# Ground Rod intrusion.



## Epox (Sep 19, 2010)

VU-Rite Camera :thumbup:
Attempts with sewer machine relieved problem with drain. Camera showed what was up. Not shown is when I sent camera to alley, there were multiple root intrusions so going to replace sewer line and since gas line is run in same ditch will replace that also. (upon customer request before I could recommend it).
Electrical company will pay the ground rod damage portion of this job. After calling them we dug down and cut the rod off under sewer line and removed it from the line.


----------



## deerslayer (Mar 29, 2012)

Haven't seen that before? Something to keep in mind though when the root saw wont go through!


----------



## DesertOkie (Jul 15, 2011)

Looks like that camera has paid for itself a few times over.


----------



## Mississippiplum (Sep 30, 2011)

Damn sparkies 

good job finding the problem epox

Sent from my iPhone 10.5


----------



## Epox (Sep 19, 2010)

deerslayer said:


> Haven't seen that before? Something to keep in mind though when the root saw wont go through!


Not with a camera, no telling how many times I've dealt with things like this unaware because I don't keep the cam with me due to the trailer beating it to pieces and theft.


DesertOkie said:


> Looks like that camera has paid for itself a few times over.

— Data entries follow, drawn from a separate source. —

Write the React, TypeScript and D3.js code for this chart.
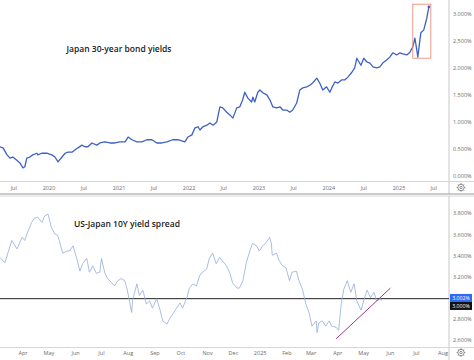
import React from "react";
import * as d3 from "d3";

// ---------- Japan 30-year bond yield (%) ----------
const jgbDates = [
  "2019-04-20","2019-05-06","2019-05-27","2019-06-11","2019-06-26","2019-07-17","2019-08-02","2019-08-18","2019-08-28","2019-09-07",
  "2019-09-23","2019-10-08","2019-10-30","2019-11-04","2019-11-24","2019-12-20","2020-01-16","2020-02-01","2020-02-17","2020-03-09",
  "2020-03-25","2020-04-09","2020-04-30","2020-05-15","2020-05-31","2020-06-21","2020-07-07","2020-07-22","2020-08-12","2020-09-07",
  "2020-09-23","2020-10-19","2020-11-14","2020-12-10","2021-01-06","2021-02-01","2021-02-17","2021-03-09","2021-04-04","2021-04-30",
  "2021-05-26","2021-06-21","2021-07-17","2021-08-12","2021-09-07","2021-10-08","2021-11-04","2021-12-10","2021-12-26","2022-01-16",
  "2022-02-01","2022-02-17","2022-02-27","2022-03-14","2022-04-04","2022-04-20","2022-05-06","2022-05-26","2022-06-11","2022-06-26",
  "2022-07-17","2022-08-02","2022-08-18","2022-09-07","2022-09-23","2022-10-08","2022-10-19","2022-11-04","2022-11-24","2022-11-30",
  "2022-12-10","2022-12-26","2023-01-06","2023-01-21","2023-02-11","2023-02-27","2023-03-14","2023-04-04","2023-04-20","2023-05-06",
  "2023-05-26","2023-06-11","2023-06-26","2023-07-17","2023-08-02","2023-08-18","2023-09-07","2023-09-23","2023-10-08","2023-10-30",
  "2023-11-14","2023-11-30","2023-12-20","2024-01-06","2024-01-16","2024-02-01","2024-02-17","2024-03-09","2024-03-25","2024-04-09",
  "2024-04-30","2024-05-15","2024-05-26","2024-06-16","2024-07-01","2024-07-17","2024-08-02","2024-08-18","2024-09-07","2024-09-23",
  "2024-10-08","2024-10-30","2024-11-14","2024-11-30","2024-12-20","2025-01-06","2025-01-21","2025-02-11","2025-02-27","2025-03-14",
  "2025-03-25","2025-04-04","2025-04-09","2025-04-25","2025-05-10","2025-05-26","2025-06-06"
];
const jgbValues = [
  0.56,0.54,0.41,0.35,0.37,0.31,0.26,0.17,0.19,0.35,
  0.37,0.41,0.44,0.41,0.44,0.44,0.41,0.37,0.28,0.37,
  0.44,0.46,0.46,0.50,0.54,0.59,0.56,0.56,0.63,0.59,
  0.63,0.65,0.63,0.63,0.65,0.65,0.74,0.69,0.65,0.65,
  0.69,0.69,0.63,0.63,0.65,0.69,0.69,0.65,0.74,0.78,
  0.91,0.93,0.87,0.93,0.96,1.00,0.96,1.02,1.30,1.28,
  1.20,1.15,1.09,1.28,1.30,1.43,1.57,1.46,1.39,1.48,
  1.39,1.57,1.61,1.56,1.52,1.43,1.30,1.28,1.30,1.24,
  1.24,1.20,1.24,1.37,1.61,1.65,1.67,1.70,1.74,1.83,
  1.74,1.61,1.67,1.57,1.65,1.76,1.74,1.80,1.80,1.85,
  1.94,2.02,2.20,2.07,2.20,2.13,2.11,2.04,2.02,2.04,
  2.11,2.17,2.22,2.30,2.26,2.30,2.28,2.26,2.31,2.41,
  2.57,2.35,2.22,2.67,2.72,2.94,3.15
];
const jgbTicks = [0, 0.5, 1.0, 1.5, 2.0, 2.5, 3.0];
const topTimeLabels = ["Jul","2020","Jul","2021","Jul","2022","Jul","2023","Jul","2024","Jul","2025","Jul"];
const topTimeDates = ["2019-07-01","2020-01-01","2020-07-01","2021-01-01","2021-07-01","2022-01-01","2022-07-01","2023-01-01","2023-07-01","2024-01-01","2024-07-01","2025-01-01","2025-07-01"];
const highlightDates = ["2025-03-14","2025-06-16"];
const highlightValues = [2.2, 3.2];

// ---------- US-Japan 10Y yield spread (%) ----------
const spreadDates = [
  "2024-03-05","2024-03-11","2024-03-19","2024-03-25","2024-03-31","2024-04-03","2024-04-06","2024-04-11","2024-04-14","2024-04-18",
  "2024-04-23","2024-04-26","2024-04-30","2024-05-04","2024-05-08","2024-05-11","2024-05-13","2024-05-17","2024-05-22","2024-05-25",
  "2024-05-29","2024-06-02","2024-06-06","2024-06-09","2024-06-14","2024-06-17","2024-06-21","2024-06-25","2024-06-29","2024-07-01",
  "2024-07-05","2024-07-08","2024-07-13","2024-07-16","2024-07-20","2024-07-24","2024-07-28","2024-07-31","2024-08-05","2024-08-06",
  "2024-08-11","2024-08-14","2024-08-18","2024-08-22","2024-08-26","2024-08-29","2024-09-03","2024-09-07","2024-09-10","2024-09-15",
  "2024-09-18","2024-09-22","2024-09-26","2024-09-30","2024-10-03","2024-10-08","2024-10-11","2024-10-15","2024-10-19","2024-10-23",
  "2024-10-26","2024-10-31","2024-11-03","2024-11-07","2024-11-11","2024-11-15","2024-11-18","2024-11-23","2024-11-27","2024-11-30",
  "2024-12-05","2024-12-08","2024-12-12","2024-12-16","2024-12-20","2024-12-23","2024-12-28","2024-12-31","2025-01-04","2025-01-08",
  "2025-01-12","2025-01-14","2025-01-15","2025-01-20","2025-01-23","2025-01-27","2025-01-31","2025-02-04","2025-02-07","2025-02-12",
  "2025-02-15","2025-02-19","2025-02-23","2025-02-27","2025-03-02","2025-03-07","2025-03-08","2025-03-10","2025-03-14","2025-03-18",
  "2025-03-22","2025-03-25","2025-03-30","2025-04-02","2025-04-05","2025-04-08","2025-04-12","2025-04-16","2025-04-20","2025-04-23",
  "2025-04-28","2025-05-01","2025-05-05","2025-05-09","2025-05-13","2025-05-16","2025-05-21","2025-05-22"
];
const spreadValues = [
  3.39,3.34,3.55,3.47,3.58,3.55,3.62,3.72,3.76,3.77,
  3.72,3.78,3.80,3.67,3.61,3.60,3.55,3.43,3.45,3.45,
  3.50,3.39,3.26,3.33,3.38,3.25,3.31,3.24,3.25,3.38,
  3.24,3.19,3.15,3.12,3.17,3.19,3.17,3.08,2.87,2.98,
  3.14,3.03,3.08,2.95,2.98,2.91,3.00,2.89,2.79,2.76,
  2.81,2.86,2.91,2.96,2.91,3.01,3.10,3.14,3.12,3.22,
  3.25,3.28,3.38,3.43,3.33,3.39,3.36,3.31,3.24,3.15,
  3.10,3.10,3.17,3.34,3.45,3.52,3.50,3.45,3.50,3.53,
  3.58,3.52,3.41,3.43,3.36,3.31,3.29,3.17,3.25,3.26,
  3.17,3.09,2.95,2.86,2.74,2.79,2.68,2.77,2.79,2.74,
  2.79,2.74,2.73,2.70,2.95,3.09,3.17,3.06,3.14,2.98,
  2.89,2.98,3.08,3.01,3.06,2.98,3.00,2.98
];
const spreadTicks = [2.6, 2.8, 3.2, 3.4, 3.6, 3.8];
const spreadLevel = 3.0;
const spreadLastTag = 3.002;
const bottomTimeLabels = ["Apr","May","Jun","Jul","Aug","Sep","Oct","Nov","Dec","2025","Feb","Mar","Apr","May","Jun","Jul","Aug"];
const bottomTimeDates = ["2024-04-01","2024-05-01","2024-06-01","2024-07-01","2024-08-01","2024-09-01","2024-10-01","2024-11-01","2024-12-01","2025-01-01","2025-02-01","2025-03-01","2025-04-01","2025-05-01","2025-06-01","2025-07-01","2025-08-01"];
const trendDates = ["2025-03-30","2025-06-01"];
const trendValues = [2.62, 3.10];

const W = 474;
const H = 360;
const AXIS_X = 449;
const FONT = "'Open Sans', 'DejaVu Sans', sans-serif";
const pd = (s: string) => new Date(s + "T00:00:00Z");

function Gear({ cx, cy }: { cx: number; cy: number }) {
  const teeth = d3.range(8).map((i) => (i * Math.PI) / 4);
  return (
    <g stroke="#777" fill="none" strokeWidth={0.8}>
      <circle cx={cx} cy={cy} r={3.2} />
      <circle cx={cx} cy={cy} r={1.2} />
      {teeth.map((a, i) => (
        <line key={i} x1={cx + Math.cos(a) * 3.2} y1={cy + Math.sin(a) * 3.2} x2={cx + Math.cos(a) * 4.4} y2={cy + Math.sin(a) * 4.4} />
      ))}
    </g>
  );
}

export default function App() {
  // top panel
  const topX = d3.scaleTime().domain([pd("2020-01-01"), pd("2025-01-01")]).range([49, 399]);
  const topY = d3.scaleLinear().domain([0, 3]).range([177, 15]);
  const topLine = d3
    .line<number>()
    .x((_, i) => topX(pd(jgbDates[i])))
    .y((v) => topY(v));

  // bottom panel
  const botX = d3.scaleTime().domain([pd("2024-04-01"), pd("2025-08-01")]).range([23, 443]);
  const botY = d3.scaleLinear().domain([2.6, 3.8]).range([341, 214]);
  const botLine = d3
    .line<number>()
    .x((_, i) => botX(pd(spreadDates[i])))
    .y((v) => botY(v));

  const lastI = jgbValues.length - 1;
  const bx0 = topX(pd(highlightDates[0]));
  const bx1 = topX(pd(highlightDates[1]));
  const by0 = topY(highlightValues[1]);
  const by1 = topY(highlightValues[0]);

  const levelY = botY(spreadLevel);
  const tagY = botY(spreadLastTag);

  return (
    <svg width={W} height={H} style={{ position: "absolute", left: 0, top: 0, background: "#fff" }} fontFamily={FONT}>
      <defs>
        <clipPath id="clipTop"><rect x={0} y={0} width={AXIS_X} height={181} /></clipPath>
        <clipPath id="clipBot"><rect x={0} y={197} width={AXIS_X} height={150} /></clipPath>
      </defs>
      <rect x={0} y={0} width={W} height={H} fill="#fff" />

      {/* ===== TOP PANEL ===== */}
      <line x1={AXIS_X} x2={AXIS_X} y1={0} y2={194} stroke="#c8c8c8" strokeWidth={1} />
      <line x1={0} x2={W} y1={181.5} y2={181.5} stroke="#d6d6d6" strokeWidth={1} />
      {jgbTicks.map((t) => (
        <text key={t} x={453} y={topY(t)} fontSize={5.5} fill="#6a6a6a" dominantBaseline="middle">
          {t.toFixed(3)}%
        </text>
      ))}
      {topTimeLabels.map((l, i) => (
        <text key={i} x={topX(pd(topTimeDates[i]))} y={189.5} fontSize={5.5} fill="#6a6a6a" textAnchor="middle">
          {l}
        </text>
      ))}
      <Gear cx={461} cy={187.5} />
      <text x={119} y={50} fontSize={8.5} fontWeight={600} fill="#1a1a1a" textAnchor="middle" dominantBaseline="middle">
        Japan 30-year bond yields
      </text>
      <g clipPath="url(#clipTop)">
        <path d={topLine(jgbValues) || ""} fill="none" stroke="#3d62c4" strokeWidth={1.3} strokeLinejoin="round" />
        <circle cx={topX(pd(jgbDates[lastI]))} cy={topY(jgbValues[lastI])} r={1.3} fill="#3d62c4" />
        <rect x={bx0} y={by0} width={bx1 - bx0} height={by1 - by0} fill="none" stroke="#e8907c" strokeWidth={0.9} />
      </g>

      {/* separator */}
      <line x1={0} x2={W} y1={194} y2={194} stroke="#9a9a9a" strokeWidth={1.2} />
      <line x1={0} x2={W} y1={196} y2={196} stroke="#d0d0d0" strokeWidth={0.8} />

      {/* ===== BOTTOM PANEL ===== */}
      <line x1={AXIS_X} x2={AXIS_X} y1={196} y2={H} stroke="#c8c8c8" strokeWidth={1} />
      <line x1={0} x2={W} y1={347.5} y2={347.5} stroke="#d6d6d6" strokeWidth={1} />
      {spreadTicks.map((t) => (
        <text key={t} x={453} y={botY(t)} fontSize={5.5} fill="#6a6a6a" dominantBaseline="middle">
          {t.toFixed(3)}%
        </text>
      ))}
      {bottomTimeLabels.map((l, i) => (
        <text key={i} x={botX(pd(bottomTimeDates[i]))} y={354.5} fontSize={5.5} fill="#6a6a6a" textAnchor="middle">
          {l}
        </text>
      ))}
      <Gear cx={461} cy={352.5} />
      <text x={127} y={225} fontSize={8.5} fontWeight={600} fill="#1a1a1a" textAnchor="middle" dominantBaseline="middle">
        US-Japan 10Y yield spread
      </text>
      <g clipPath="url(#clipBot)">
        <line x1={0} x2={AXIS_X} y1={levelY} y2={levelY} stroke="#222" strokeWidth={1} />
        <path d={botLine(spreadValues) || ""} fill="none" stroke="#94acdc" strokeWidth={0.8} strokeLinejoin="round" />
        <line
          x1={botX(pd(trendDates[0]))}
          y1={botY(trendValues[0])}
          x2={botX(pd(trendDates[1]))}
          y2={botY(trendValues[1])}
          stroke="#a8378f"
          strokeWidth={1}
        />
      </g>
      <rect x={450} y={tagY - 4.5} width={22} height={8} fill="#2f6bf2" />
      <text x={461} y={tagY - 0.3} fontSize={5.2} fill="#fff" textAnchor="middle" dominantBaseline="middle">
        {spreadLastTag.toFixed(3)}%
      </text>
      <rect x={450} y={tagY + 3.5} width={22} height={8} fill="#111" />
      <text x={461} y={tagY + 7.7} fontSize={5.2} fill="#fff" textAnchor="middle" dominantBaseline="middle">
        {spreadLevel.toFixed(3)}%
      </text>
    </svg>
  );
}
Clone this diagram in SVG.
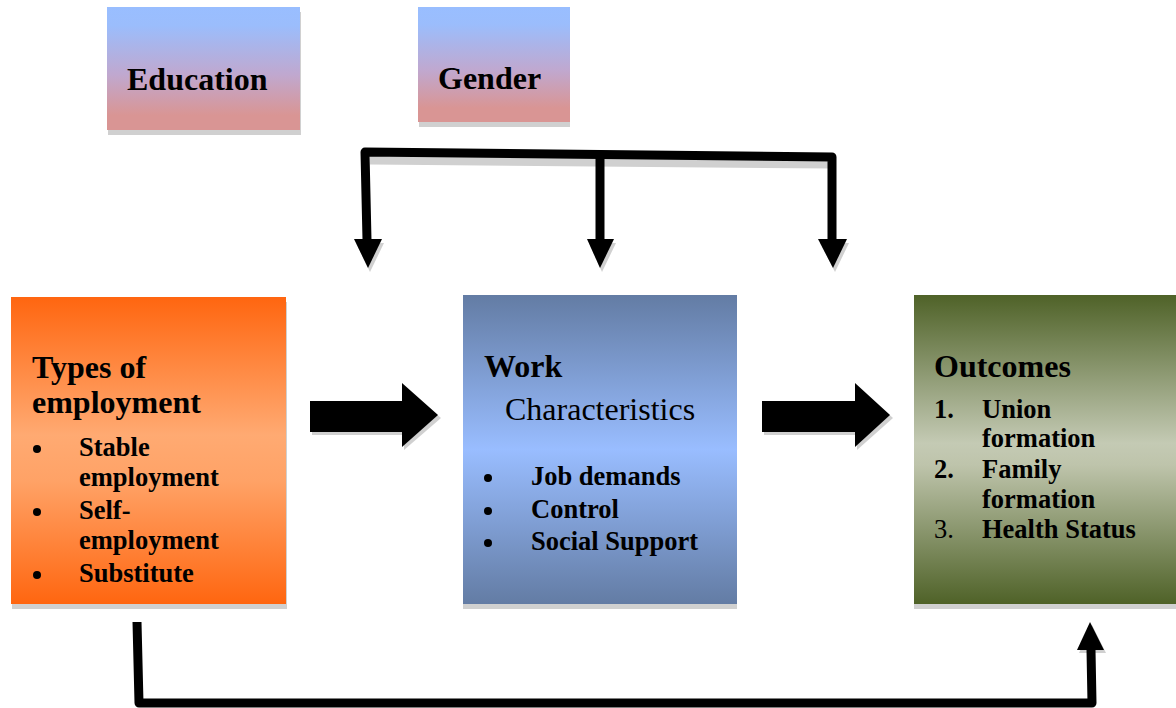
<svg xmlns="http://www.w3.org/2000/svg" width="1176" height="708" viewBox="0 0 1176 708">
<defs>
<linearGradient id="gEG" x1="0" y1="0" x2="0" y2="1">
<stop offset="0" stop-color="#99BEFF"/>
<stop offset="0.15" stop-color="#9BBDFC"/>
<stop offset="0.55" stop-color="#C0A8CF"/>
<stop offset="0.88" stop-color="#D99594"/>
<stop offset="1" stop-color="#D99594"/>
</linearGradient>
<linearGradient id="gT" x1="0" y1="0" x2="0" y2="1">
<stop offset="0" stop-color="#FF6610"/>
<stop offset="0.45" stop-color="#FFAA72"/>
<stop offset="0.6" stop-color="#FFA266"/>
<stop offset="1" stop-color="#FF6610"/>
</linearGradient>
<linearGradient id="gW" x1="0" y1="0" x2="0" y2="1">
<stop offset="0" stop-color="#637CA4"/>
<stop offset="0.5" stop-color="#99BDFF"/>
<stop offset="1" stop-color="#637CA4"/>
</linearGradient>
<linearGradient id="gO" x1="0" y1="0" x2="0" y2="1">
<stop offset="0" stop-color="#4F6228"/>
<stop offset="0.48" stop-color="#C4CAB4"/>
<stop offset="0.55" stop-color="#BEC4AB"/>
<stop offset="1" stop-color="#4F6228"/>
</linearGradient>
</defs>
<style>
.sh{fill:#D0D0D0}
text{font-family:"Liberation Serif","Times New Roman",serif;fill:#000}
.t{font-size:32px;font-weight:bold}
.r{font-size:32px}
.b{font-size:26.5px;font-weight:bold}
.n{font-size:26.5px}
.dot{fill:#000}
.ln{fill:none;stroke:#000;stroke-width:9;stroke-linejoin:round}
.lsh{fill:none;stroke:#D0D0D0;stroke-width:9}
.ah{fill:#000}
.ash{fill:#D0D0D0}
</style>
<rect width="1176" height="708" fill="#fff"/>

<g id="education">
<rect class="sh" x="108" y="12" width="193" height="123"/>
<rect x="107" y="7" width="193" height="123" fill="url(#gEG)"/>
<text class="t" x="127" y="90">Education</text>
</g>

<g id="gender">
<rect class="sh" x="419" y="12" width="151" height="115"/>
<rect x="418" y="7" width="152" height="115" fill="url(#gEG)"/>
<text class="t" x="438" y="89">Gender</text>
</g>

<g id="types">
<rect class="sh" x="12" y="302" width="275" height="307"/>
<rect x="11" y="297" width="275" height="307" fill="url(#gT)"/>
<text class="t" x="32" y="378">Types of</text>
<text class="t" x="32" y="413">employment</text>
<circle class="dot" cx="37" cy="449" r="4"/>
<text class="b" x="79" y="456">Stable</text>
<text class="b" x="79" y="486">employment</text>
<circle class="dot" cx="37" cy="512" r="4"/>
<text class="b" x="79" y="519">Self-</text>
<text class="b" x="79" y="549">employment</text>
<circle class="dot" cx="37" cy="575" r="4"/>
<text class="b" x="79" y="582">Substitute</text>
</g>

<g id="work">
<rect class="sh" x="463" y="300" width="274" height="309"/>
<rect x="463" y="295" width="274" height="309" fill="url(#gW)"/>
<text class="t" x="484" y="377">Work</text>
<text class="r" x="505" y="420">Characteristics</text>
<circle class="dot" cx="488" cy="478" r="4"/>
<text class="b" x="531" y="485">Job demands</text>
<circle class="dot" cx="488" cy="511" r="4"/>
<text class="b" x="531" y="518">Control</text>
<circle class="dot" cx="488" cy="543" r="4"/>
<text class="b" x="531" y="550">Social Support</text>
</g>

<g id="outcomes">
<rect class="sh" x="914" y="300" width="262" height="309"/>
<rect x="914" y="295" width="262" height="309" fill="url(#gO)"/>
<text class="t" x="934" y="377">Outcomes</text>
<text class="b" x="934" y="418">1.</text>
<text class="b" x="982" y="418">Union</text>
<text class="b" x="982" y="447">formation</text>
<text class="b" x="934" y="478">2.</text>
<text class="b" x="982" y="478">Family</text>
<text class="b" x="982" y="508">formation</text>
<text class="n" x="934" y="538">3.</text>
<text class="b" x="982" y="538">Health Status</text>
</g>

<g id="connectors">
<path class="lsh" d="M370 160 L832 164"/>
<polygon class="ash" points="356,243 384,243 370,272"/>
<polygon class="ash" points="589,243 616,243 602,272"/>
<polygon class="ash" points="820,243 849,243 835,272"/>
<path class="ln" d="M367 240 L365 152 L832 157 L832 240"/>
<line class="ln" x1="600" y1="155" x2="600" y2="240"/>
<polygon class="ah" points="354,239 382,239 368,268"/>
<polygon class="ah" points="587,239 614,239 600,268"/>
<polygon class="ah" points="818,239 847,239 833,268"/>

<polygon class="ash" points="312,404 404,404 404,386 441,418 404,450 404,435 312,435"/>
<polygon class="ah" points="310,401 402,401 402,383 438,415 402,447 402,432 310,432"/>
<polygon class="ash" points="764,404 857,404 857,386 893,418 857,450 857,435 764,435"/>
<polygon class="ah" points="762,401 855,401 855,383 890,415 855,447 855,432 762,432"/>

<polygon class="ash" points="1079,653 1106,653 1092,625"/>
<path class="ln" d="M137 622 L139 703 L1092 703 L1091 650"/>
<polygon class="ah" points="1077,650 1104,650 1090,622"/>
</g>
</svg>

It's made me some good money in a short time.


----------



## Epox (Sep 19, 2010)

*Thanksgiving sewer.*

Went on this job Thanksgiving day. Rodded couple times, then swabbed line which didn't help. So came back today to camera drain and found poor grade to be the culprit. As you can see (if you look fast) I came out from the city sewer and camera is under water much of the time. All the water feeding the line as I camera'd it is water hose.


----------



## TerryO (Oct 12, 2012)

Epox said:


> Went on this job Thanksgiving day. Rodded couple times, then swabbed line which didn't help. So came back today to camera drain and found poor grade to be the culprit. As you can see (if you look fast) I came out from the city sewer and camera is under water much of the time. All the water feeding the line as I camera'd it is water hose.
> Video Link: http://www.youtube.com/watch?v=wdS1iUB4XRE&feature=plcp


Hey Epox, did you remove the vid? It says removed by user.

Terry Ohlmann / www.ActionAirPlumbing.com


----------



## Epox (Sep 19, 2010)

TerryO said:


> Hey Epox, did you remove the vid? It says removed by user.
> 
> Terry Ohlmann / www.ActionAirPlumbing.com


Fixed it.


----------



## SewerRatz (Apr 25, 2009)

I love it when people hire mud jackets to raise sidewalks and patios. Then the mud jacking company drills into the sewer and fill 80+' with the mud.


----------



## TerryO (Oct 12, 2012)

Epox said:


> Fixed it.


Epox, what camera do you have. I hate these sewer line videos because it shows me how crappy my camera is :-(

Terry Ohlmann / www.ActionAirPlumbing.com


----------



## gear junkie (Jun 20, 2008)

I run water to get me to the city, then no water when pulling back. Allows to see the dips much easier.


----------



## Epox (Sep 19, 2010)

TerryO said:


> Epox, what camera do you have. I hate these sewer line videos because it shows me how crappy my camera is :-(
> 
> Terry Ohlmann / www.ActionAirPlumbing.com


Vu-Rite, I've been very pleased.
http://www.vu-rite.com/


----------



## rocksteady (Oct 8, 2008)

Went on a stoppage today and found this...









Please excuse the crappy, cell phone picture of the screen in the rain. 




















Paul


----------



## Epox (Sep 19, 2010)

Gear Junkie you were 179 ft in and a good many turns, aside from running water do you have any tips for getting around all those turns. I found yesterday that I can put a thin coating of stem grease on the snow ball and a dab for fun on the machine side of the spring fitting where it attaches to the push rod and it really helped a lot.
Really nice looking vid btw.


----------



## Epox (Sep 19, 2010)

rocksteady said:


> Went on a stoppage today and found this...
> 
> Paul


LOL and to think how happy this guy was to finally get that hose faucet steadied up.


----------



## gear junkie (Jun 20, 2008)

Epox said:


> Gear Junkie you were 179 ft in and a good many turns, aside from running water do you have any tips for getting around all those turns. I found yesterday that I can put a thin coating of stem grease on the snow ball and a dab for fun on the machine side of the spring fitting where it attaches to the push rod and it really helped a lot.
> Really nice looking vid btw.


This job is a little deceiving, this one had a serious grade and was abs. Was actually easy to push through once water was running. I did one at 195'(whew...200' reel) that was tough because it was clay and I went through 2 wyes. For that one, I taped the wand onto my duct rodder which I now keep in the truck. 

Here's the first video from that job where I blasted through the roots. 

http://youtu.be/voT6kYcs350


----------